The next step (more time saving then anything) is to get a perostaltic pump put together to aid with the vorlauf and also speed uo chilling (a pseudo whirlpool chiller).
I'll keep up with the US05 and see where we get to...
I find that most homebrewers would be tending towards the the last one but with the hop characteristics medium to high (instead of low to medium). For that I'd use S05. If you're at the low end of the ABV, and looking for a subtler beer than a "Pale Ale", then I'd probably go with S04 but try to keep the ferment temperature pretty low. I know Barry Hannah can pull off some lovely balanced beers, with great hop character, using S04 so it is a matter of using it the right way.
Permalink Reply by MrC on November 11, 2010 at 7:55pm
Good point about what is a Golden Ale or even Summer Ale for that matter, especially when using a clean yeast and NZ hops.
I had a style dilemma with a beer that I entered in the NHC this year that I think pretty much falls into the category of Summer Ale. I think the World Beer Cup style is the closest style for the beer I brewed but that didn't help me for the NHC. I decided to enter it in the Speciality Beer category in the end, hopefully I didn't get it wrong. It was NZ hops all the way so I specified that it was a small NZ Pale Ale as I think the current SOBA NZ Pale Ale category leans more toward an IPA style beer, especially when you look at the commercial examples listed.
I'd go for US-05 in a Golden Ale too. As Stu mentions, Barry seems to get great results with S-04 in these type of beers but it seems to be a "black art". Maybe no-chilling helps? ...or maybe its just a Barry thing :-)
I still reckon US-05 is the culprit for the occasional cloudy beer of mine but 4 weeks cold conditioning or gelatine fining seems to fix it. I'd stick with US-05.
I can't comment on the Carahell as I have never used it. I do, however, quite often use carapils in my smaller beers that don't have a lot of specialty malts to give it some body that may otherwise be lacking. Carahell would likely do the a similar job.
Permalink Reply by vdog on November 10, 2010 at 7:40pm
Personally I'd steer clear of s-04 for a beer like this just because it has a tendency to strip away the hops.
What I've found works well with us-05 is to give it a couple of days at 1deg before bottling/kegging, and if you really care about it being crystal clear fine it either before you do that or as it goes into the bottles/kegs. That fuggles/cascade pale of mine that you tried was done exactly like that and it's come out clear as.

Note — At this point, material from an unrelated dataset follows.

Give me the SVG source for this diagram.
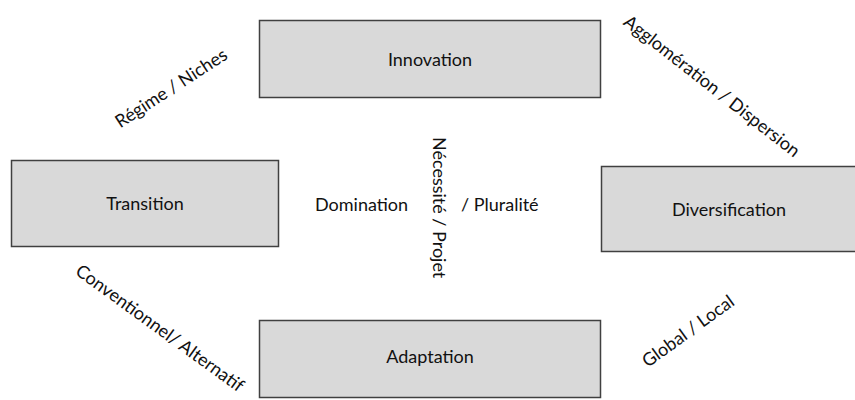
<svg xmlns="http://www.w3.org/2000/svg" width="855" height="400" viewBox="0 0 855 400">
<style>
.box{fill:#d9d9d9;stroke:#404040;stroke-width:1.5}
text{font-family:Lato,"Liberation Sans",sans-serif;font-size:18px;fill:#111111}
.c{text-anchor:middle}
</style>
<rect width="855" height="400" fill="#ffffff"/>
<g id="innovation"><rect class="box" x="259.5" y="20.5" width="341" height="77"/><text class="c" x="430" y="66">Innovation</text></g>
<g id="transition"><rect class="box" x="11.5" y="160.5" width="267" height="86"/><text class="c" x="145" y="210">Transition</text></g>
<g id="diversification"><rect class="box" x="601.5" y="166.5" width="256" height="85"/><text class="c" x="729" y="216">Diversification</text></g>
<g id="adaptation"><rect class="box" x="259.5" y="320.5" width="341" height="77"/><text class="c" x="430" y="363">Adaptation</text></g>
<g id="connectors"></g>
<g id="labels">
<text x="315" y="211">Domination</text>
<text x="461" y="211">/ Pluralité</text>
<text x="433" y="137" transform="rotate(90 433 137)">Nécessité / Projet</text>
<text class="c" x="171" y="88" dy="0.35em" transform="rotate(-33 171 88)">Régime / Niches</text>
<text class="c" x="712" y="86" dy="0.35em" transform="rotate(38 712 86)">Agglomération / Dispersion</text>
<text class="c" x="160" y="328" dy="0.35em" transform="rotate(36 160 328)">Conventionnel/ Alternatif</text>
<text class="c" x="688" y="331" dy="0.35em" transform="rotate(-36 688 331)">Global / Local</text>
</g>
</svg>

Can't comment on carahell as I've never used it either sorry.
Yeah you don't want S-04 in a golden ale, like vdog said you'll have no hop aroma at all. I find S-05 cleans up much better than S-04 also. Fine with Gelatine and some conditioning in the fridge and S-05 cleans up real nice.
Boil a small amount of water, leave to cool down for 10-15 mins.
Dissolve a teaspoon or two the gelatine in the water (for a 20L batch.)
Pour into your fermenter (ideally secondary, but I've used it to fine effect even in the primary a few times)
Cool down to 5 degrees or so for a few days. (Not strictly necessary, but it'll work faster if you do.)
I've never used isinglass, but gelatine has worked fabulously for me whenever I've felt the need to use finings.